EXERCISE –
Leave out the images; return the rest of the data exactly.
_ _ _ _ _
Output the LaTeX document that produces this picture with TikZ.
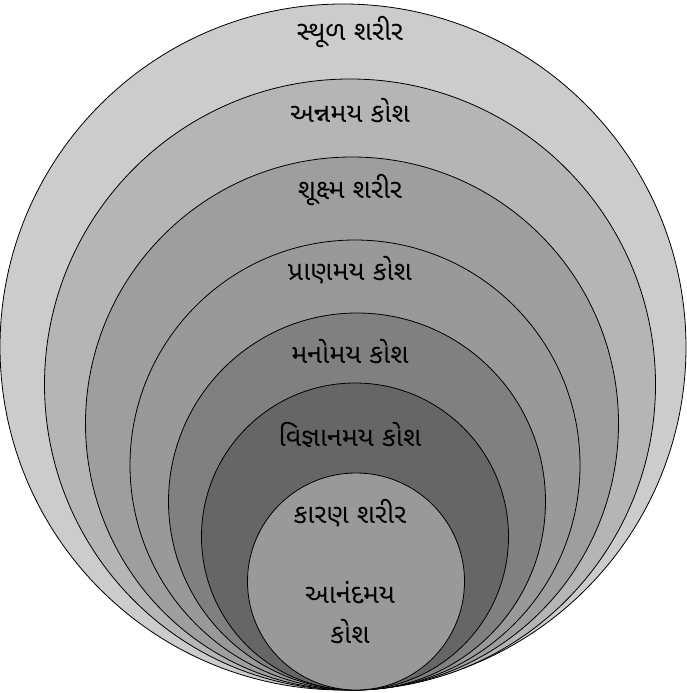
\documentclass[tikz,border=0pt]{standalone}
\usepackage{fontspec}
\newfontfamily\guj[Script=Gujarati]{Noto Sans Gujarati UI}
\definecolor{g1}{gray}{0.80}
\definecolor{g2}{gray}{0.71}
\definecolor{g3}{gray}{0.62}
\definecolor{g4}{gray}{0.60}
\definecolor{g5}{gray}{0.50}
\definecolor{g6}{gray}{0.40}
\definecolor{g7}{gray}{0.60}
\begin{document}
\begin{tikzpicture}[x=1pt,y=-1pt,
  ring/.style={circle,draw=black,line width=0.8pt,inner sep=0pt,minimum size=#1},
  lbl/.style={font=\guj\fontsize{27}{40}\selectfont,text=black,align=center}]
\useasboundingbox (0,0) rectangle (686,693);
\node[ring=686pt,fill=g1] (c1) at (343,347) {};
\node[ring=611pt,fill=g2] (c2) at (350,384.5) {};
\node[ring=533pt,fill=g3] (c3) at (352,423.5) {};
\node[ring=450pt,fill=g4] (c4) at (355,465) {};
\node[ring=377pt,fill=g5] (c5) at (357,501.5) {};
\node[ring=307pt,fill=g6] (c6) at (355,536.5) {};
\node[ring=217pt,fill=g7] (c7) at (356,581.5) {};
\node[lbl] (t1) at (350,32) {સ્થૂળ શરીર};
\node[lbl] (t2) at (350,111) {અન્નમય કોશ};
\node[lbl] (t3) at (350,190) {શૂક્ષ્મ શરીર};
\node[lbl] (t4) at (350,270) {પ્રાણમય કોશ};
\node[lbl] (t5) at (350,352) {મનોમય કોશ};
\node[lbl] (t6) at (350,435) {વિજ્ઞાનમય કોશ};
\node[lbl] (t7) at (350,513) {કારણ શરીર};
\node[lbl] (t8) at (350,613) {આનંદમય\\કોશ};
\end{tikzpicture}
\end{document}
_ _ _ _ _
THE REPLY –
Output the LaTeX document that produces this picture with TikZ.
\documentclass[tikz,border=0pt]{standalone}
\usepackage{fontspec}
\newfontfamily\guj[Script=Gujarati]{Noto Sans Gujarati UI}
\definecolor{g1}{gray}{0.80}
\definecolor{g2}{gray}{0.71}
\definecolor{g3}{gray}{0.62}
\definecolor{g4}{gray}{0.60}
\definecolor{g5}{gray}{0.50}
\definecolor{g6}{gray}{0.40}
\definecolor{g7}{gray}{0.60}
\begin{document}
\begin{tikzpicture}[x=1pt,y=-1pt,
  ring/.style={circle,draw=black,line width=0.8pt,inner sep=0pt,minimum size=#1},
  lbl/.style={font=\guj\fontsize{27}{40}\selectfont,text=black,align=center}]
\useasboundingbox (0,0) rectangle (686,693);
\node[ring=686pt,fill=g1] (c1) at (343,347) {};
\node[ring=611pt,fill=g2] (c2) at (350,384.5) {};
\node[ring=533pt,fill=g3] (c3) at (352,423.5) {};
\node[ring=450pt,fill=g4] (c4) at (355,465) {};
\node[ring=377pt,fill=g5] (c5) at (357,501.5) {};
\node[ring=307pt,fill=g6] (c6) at (355,536.5) {};
\node[ring=217pt,fill=g7] (c7) at (356,581.5) {};
\node[lbl] (t1) at (350,32) {સ્થૂળ શરીર};
\node[lbl] (t2) at (350,111) {અન્નમય કોશ};
\node[lbl] (t3) at (350,190) {શૂક્ષ્મ શરીર};
\node[lbl] (t4) at (350,270) {પ્રાણમય કોશ};
\node[lbl] (t5) at (350,352) {મનોમય કોશ};
\node[lbl] (t6) at (350,435) {વિજ્ઞાનમય કોશ};
\node[lbl] (t7) at (350,513) {કારણ શરીર};
\node[lbl] (t8) at (350,613) {આનંદમય\\કોશ};
\end{tikzpicture}
\end{document}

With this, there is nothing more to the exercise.